Work out how many lines of the listing hold the string "this", then answer with that number and nothing else.

Record excerpts:
•••••

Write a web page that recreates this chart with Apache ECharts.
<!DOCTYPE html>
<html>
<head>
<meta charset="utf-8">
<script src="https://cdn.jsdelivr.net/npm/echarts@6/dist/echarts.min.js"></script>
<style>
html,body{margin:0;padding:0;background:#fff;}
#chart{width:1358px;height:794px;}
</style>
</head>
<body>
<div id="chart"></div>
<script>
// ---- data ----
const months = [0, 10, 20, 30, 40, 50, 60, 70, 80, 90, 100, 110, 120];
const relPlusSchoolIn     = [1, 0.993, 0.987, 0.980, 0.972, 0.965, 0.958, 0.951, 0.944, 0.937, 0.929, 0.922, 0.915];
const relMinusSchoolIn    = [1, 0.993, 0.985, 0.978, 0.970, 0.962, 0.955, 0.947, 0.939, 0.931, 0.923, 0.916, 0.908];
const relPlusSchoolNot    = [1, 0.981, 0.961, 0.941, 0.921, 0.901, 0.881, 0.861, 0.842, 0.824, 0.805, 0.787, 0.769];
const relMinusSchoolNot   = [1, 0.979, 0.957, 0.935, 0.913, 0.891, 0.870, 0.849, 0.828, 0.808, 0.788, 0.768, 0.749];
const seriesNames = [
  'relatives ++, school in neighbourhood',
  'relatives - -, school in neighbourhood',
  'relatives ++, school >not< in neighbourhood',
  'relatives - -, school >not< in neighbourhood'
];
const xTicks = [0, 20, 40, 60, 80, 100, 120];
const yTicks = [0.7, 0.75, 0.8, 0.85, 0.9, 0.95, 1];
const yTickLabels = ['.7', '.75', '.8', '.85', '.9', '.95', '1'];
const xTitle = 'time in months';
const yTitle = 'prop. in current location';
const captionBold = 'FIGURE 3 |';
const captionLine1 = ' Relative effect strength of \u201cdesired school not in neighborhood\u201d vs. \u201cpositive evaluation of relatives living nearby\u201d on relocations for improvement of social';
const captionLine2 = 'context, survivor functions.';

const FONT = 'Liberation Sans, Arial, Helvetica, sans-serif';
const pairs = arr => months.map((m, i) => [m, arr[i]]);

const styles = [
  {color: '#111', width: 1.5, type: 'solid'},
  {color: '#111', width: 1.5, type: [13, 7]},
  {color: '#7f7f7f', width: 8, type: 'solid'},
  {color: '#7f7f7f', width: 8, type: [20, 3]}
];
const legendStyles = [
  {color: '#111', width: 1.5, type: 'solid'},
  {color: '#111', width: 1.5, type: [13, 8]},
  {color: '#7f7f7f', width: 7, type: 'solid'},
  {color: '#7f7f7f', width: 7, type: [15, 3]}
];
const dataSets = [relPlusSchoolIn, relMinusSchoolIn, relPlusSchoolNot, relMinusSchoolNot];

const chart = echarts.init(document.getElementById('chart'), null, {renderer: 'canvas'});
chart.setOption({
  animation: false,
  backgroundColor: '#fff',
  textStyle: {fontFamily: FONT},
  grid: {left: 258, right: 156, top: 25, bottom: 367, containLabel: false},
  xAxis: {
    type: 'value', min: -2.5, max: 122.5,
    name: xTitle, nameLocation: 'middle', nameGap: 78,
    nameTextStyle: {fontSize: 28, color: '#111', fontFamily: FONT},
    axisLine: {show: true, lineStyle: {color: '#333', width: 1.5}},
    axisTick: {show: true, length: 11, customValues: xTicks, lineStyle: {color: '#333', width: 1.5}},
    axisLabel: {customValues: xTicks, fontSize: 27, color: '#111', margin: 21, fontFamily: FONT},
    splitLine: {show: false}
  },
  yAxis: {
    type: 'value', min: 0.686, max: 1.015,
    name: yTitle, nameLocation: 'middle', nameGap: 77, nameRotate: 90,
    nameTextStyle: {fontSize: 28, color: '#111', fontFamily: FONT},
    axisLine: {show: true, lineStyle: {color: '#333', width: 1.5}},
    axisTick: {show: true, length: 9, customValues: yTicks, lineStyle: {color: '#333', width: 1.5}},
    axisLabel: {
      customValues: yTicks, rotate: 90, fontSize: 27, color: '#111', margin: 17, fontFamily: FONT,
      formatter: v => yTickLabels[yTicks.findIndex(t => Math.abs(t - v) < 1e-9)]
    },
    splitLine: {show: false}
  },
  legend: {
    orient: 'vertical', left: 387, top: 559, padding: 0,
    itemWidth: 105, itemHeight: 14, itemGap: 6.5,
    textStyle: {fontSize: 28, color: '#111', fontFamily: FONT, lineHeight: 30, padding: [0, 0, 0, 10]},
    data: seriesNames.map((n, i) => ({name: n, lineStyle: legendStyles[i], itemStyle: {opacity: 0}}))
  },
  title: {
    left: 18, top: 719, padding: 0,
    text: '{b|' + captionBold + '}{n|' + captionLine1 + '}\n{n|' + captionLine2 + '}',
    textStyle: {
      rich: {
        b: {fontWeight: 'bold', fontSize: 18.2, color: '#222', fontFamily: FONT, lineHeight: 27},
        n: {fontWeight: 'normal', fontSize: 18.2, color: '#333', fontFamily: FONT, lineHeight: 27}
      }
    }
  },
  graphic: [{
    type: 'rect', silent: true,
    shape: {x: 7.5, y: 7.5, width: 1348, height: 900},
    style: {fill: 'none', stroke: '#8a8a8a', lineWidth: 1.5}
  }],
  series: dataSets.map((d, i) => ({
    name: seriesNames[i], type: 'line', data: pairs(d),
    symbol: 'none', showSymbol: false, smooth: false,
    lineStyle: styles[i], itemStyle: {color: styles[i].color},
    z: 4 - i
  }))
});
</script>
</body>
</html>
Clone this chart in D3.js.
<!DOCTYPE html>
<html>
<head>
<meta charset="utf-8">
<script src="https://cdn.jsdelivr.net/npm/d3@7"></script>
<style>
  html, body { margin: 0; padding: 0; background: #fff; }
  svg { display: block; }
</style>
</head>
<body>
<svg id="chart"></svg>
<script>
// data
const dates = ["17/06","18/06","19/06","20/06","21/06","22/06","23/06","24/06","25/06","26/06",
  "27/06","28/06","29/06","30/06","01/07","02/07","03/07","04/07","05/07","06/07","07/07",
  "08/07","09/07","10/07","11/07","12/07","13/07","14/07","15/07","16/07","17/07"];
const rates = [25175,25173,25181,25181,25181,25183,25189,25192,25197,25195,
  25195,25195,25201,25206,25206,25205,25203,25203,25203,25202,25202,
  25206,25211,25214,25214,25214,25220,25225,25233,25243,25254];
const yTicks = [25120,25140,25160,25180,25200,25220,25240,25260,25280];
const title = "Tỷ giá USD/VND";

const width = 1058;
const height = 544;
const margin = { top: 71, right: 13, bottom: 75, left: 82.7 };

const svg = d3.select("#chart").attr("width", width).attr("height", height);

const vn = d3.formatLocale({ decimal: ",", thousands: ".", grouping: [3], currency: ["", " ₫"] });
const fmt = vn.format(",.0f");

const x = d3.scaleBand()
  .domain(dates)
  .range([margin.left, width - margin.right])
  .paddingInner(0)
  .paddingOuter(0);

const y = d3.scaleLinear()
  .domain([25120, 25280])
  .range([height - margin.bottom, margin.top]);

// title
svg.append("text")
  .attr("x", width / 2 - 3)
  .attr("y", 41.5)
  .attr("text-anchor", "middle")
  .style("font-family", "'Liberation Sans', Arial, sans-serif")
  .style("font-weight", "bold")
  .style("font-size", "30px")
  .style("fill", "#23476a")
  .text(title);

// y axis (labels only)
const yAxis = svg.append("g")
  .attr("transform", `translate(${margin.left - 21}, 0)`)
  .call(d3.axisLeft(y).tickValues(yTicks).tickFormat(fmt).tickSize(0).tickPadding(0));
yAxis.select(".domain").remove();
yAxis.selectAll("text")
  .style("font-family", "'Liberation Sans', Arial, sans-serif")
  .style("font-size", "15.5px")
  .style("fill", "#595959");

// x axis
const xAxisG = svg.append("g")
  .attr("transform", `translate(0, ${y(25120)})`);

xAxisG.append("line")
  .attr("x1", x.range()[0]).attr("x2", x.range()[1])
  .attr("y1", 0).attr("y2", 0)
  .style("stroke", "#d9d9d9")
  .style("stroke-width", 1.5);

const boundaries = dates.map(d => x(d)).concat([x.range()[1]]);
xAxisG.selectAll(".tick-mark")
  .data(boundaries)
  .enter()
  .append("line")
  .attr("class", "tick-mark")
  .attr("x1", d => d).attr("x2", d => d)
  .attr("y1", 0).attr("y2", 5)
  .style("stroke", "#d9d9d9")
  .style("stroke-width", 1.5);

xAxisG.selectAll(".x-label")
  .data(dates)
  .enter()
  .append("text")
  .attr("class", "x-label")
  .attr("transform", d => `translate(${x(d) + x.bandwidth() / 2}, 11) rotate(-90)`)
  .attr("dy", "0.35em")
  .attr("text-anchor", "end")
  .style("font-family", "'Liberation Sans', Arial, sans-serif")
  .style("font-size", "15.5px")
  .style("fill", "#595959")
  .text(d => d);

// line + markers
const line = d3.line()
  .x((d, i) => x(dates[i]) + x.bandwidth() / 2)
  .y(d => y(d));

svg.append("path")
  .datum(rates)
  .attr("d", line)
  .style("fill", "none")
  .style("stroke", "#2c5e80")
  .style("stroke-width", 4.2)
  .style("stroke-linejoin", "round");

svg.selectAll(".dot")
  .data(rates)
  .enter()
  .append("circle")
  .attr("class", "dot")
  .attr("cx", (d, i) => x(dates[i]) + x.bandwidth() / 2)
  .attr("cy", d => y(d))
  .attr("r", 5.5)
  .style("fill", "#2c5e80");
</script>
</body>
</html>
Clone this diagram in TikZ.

•••••

Task answer: 3